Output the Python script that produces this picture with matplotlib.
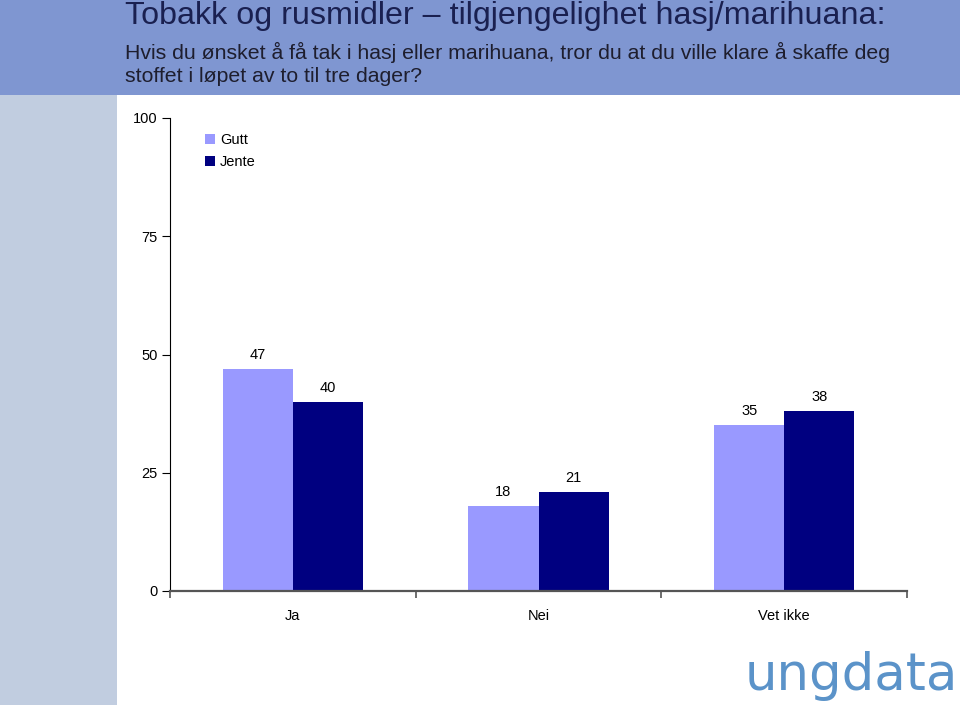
import matplotlib.pyplot as plt
from matplotlib.patches import Rectangle
import numpy as np

categories = ["Ja", "Nei", "Vet ikke"]
gutt = [47, 18, 35]
jente = [40, 21, 38]
series_names = ["Gutt", "Jente"]
yticks = [0, 25, 50, 75, 100]

title = "Tobakk og rusmidler \u2013 tilgjengelighet hasj/marihuana:"
subtitle1 = "Hvis du \u00f8nsket \u00e5 f\u00e5 tak i hasj eller marihuana, tror du at du ville klare \u00e5 skaffe deg"
subtitle2 = "stoffet i l\u00f8pet av to til tre dager?"

c_gutt = "#9999ff"
c_jente = "#000080"

fig = plt.figure(figsize=(9.6, 7.05), dpi=100)
fig.patch.set_facecolor("white")

# header band and left strip
fig.add_artist(Rectangle((0, 1 - 95 / 705), 1, 95 / 705, transform=fig.transFigure,
                         facecolor="#7f96d1", edgecolor="none", zorder=0))
fig.add_artist(Rectangle((0, 0), 117 / 960, 1 - 95 / 705, transform=fig.transFigure,
                         facecolor="#c1cde0", edgecolor="none", zorder=0))

fig.text(125 / 960, 1 - 16 / 705, title, fontsize=23.2, color="#1a2050",
         family="Liberation Sans", va="center", ha="left")
fig.text(125 / 960, 1 - 52 / 705, subtitle1, fontsize=15.3, color="#1e1e2e",
         family="Liberation Sans", va="center", ha="left")
fig.text(125 / 960, 1 - 77 / 705, subtitle2, fontsize=15.3, color="#1e1e2e",
         family="Liberation Sans", va="center", ha="left")

ax = fig.add_axes([170 / 960, 1 - 591 / 705, 737 / 960, 473 / 705])
x = np.arange(len(categories)) + 0.5
w = 0.285
b1 = ax.bar(x - w / 2, gutt, w, color=c_gutt, label=series_names[0], zorder=2)
b2 = ax.bar(x + w / 2, jente, w, color=c_jente, label=series_names[1], zorder=2)

for bars, vals in ((b1, gutt), (b2, jente)):
    for r, v in zip(bars, vals):
        ax.text(r.get_x() + r.get_width() / 2, v + 1.5, str(v), ha="center", va="bottom",
                fontsize=10.5, family="Liberation Sans", color="black")

ax.set_xlim(0, 3)
ax.set_ylim(0, 100)
ax.set_yticks(yticks)
ax.set_yticklabels([str(t) for t in yticks], family="Liberation Sans", fontsize=10.5)
ax.set_xticks([0, 1, 2, 3])
ax.set_xticklabels([])
ax.set_xticks(x, minor=True)
ax.set_xticklabels(categories, minor=True, family="Liberation Sans", fontsize=10.5)
ax.tick_params(axis="x", which="minor", length=0, pad=13)
ax.tick_params(axis="x", which="major", length=5, color="#555555", width=1.2)
ax.tick_params(axis="y", length=6, width=0.8, pad=3)

for s in ("top", "right"):
    ax.spines[s].set_visible(False)
ax.spines["left"].set_linewidth(0.8)
ax.spines["bottom"].set_color("#555555")
ax.spines["bottom"].set_linewidth(1.6)

leg = ax.legend(loc="upper left", bbox_to_anchor=(0.03, 0.995), frameon=False,
                prop={"family": "Liberation Sans", "size": 10.5},
                handlelength=0.7, handleheight=0.7, handletextpad=0.3, labelspacing=0.5)

fig.text(0.998, 1 - 676 / 705, "ungdata", fontsize=37, color="#5b93c9",
         family="DejaVu Sans", ha="right", va="center")

fig.savefig("out.png", dpi=100)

● What you will do
Give again exactly the lines running from the beginning of the material above through the line that contains "yticks = [0, 25, 50, 75, 100]", and leave out every picture.

● Answer to this exercise
Output the Python script that produces this picture with matplotlib.
import matplotlib.pyplot as plt
from matplotlib.patches import Rectangle
import numpy as np

categories = ["Ja", "Nei", "Vet ikke"]
gutt = [47, 18, 35]
jente = [40, 21, 38]
series_names = ["Gutt", "Jente"]
yticks = [0, 25, 50, 75, 100]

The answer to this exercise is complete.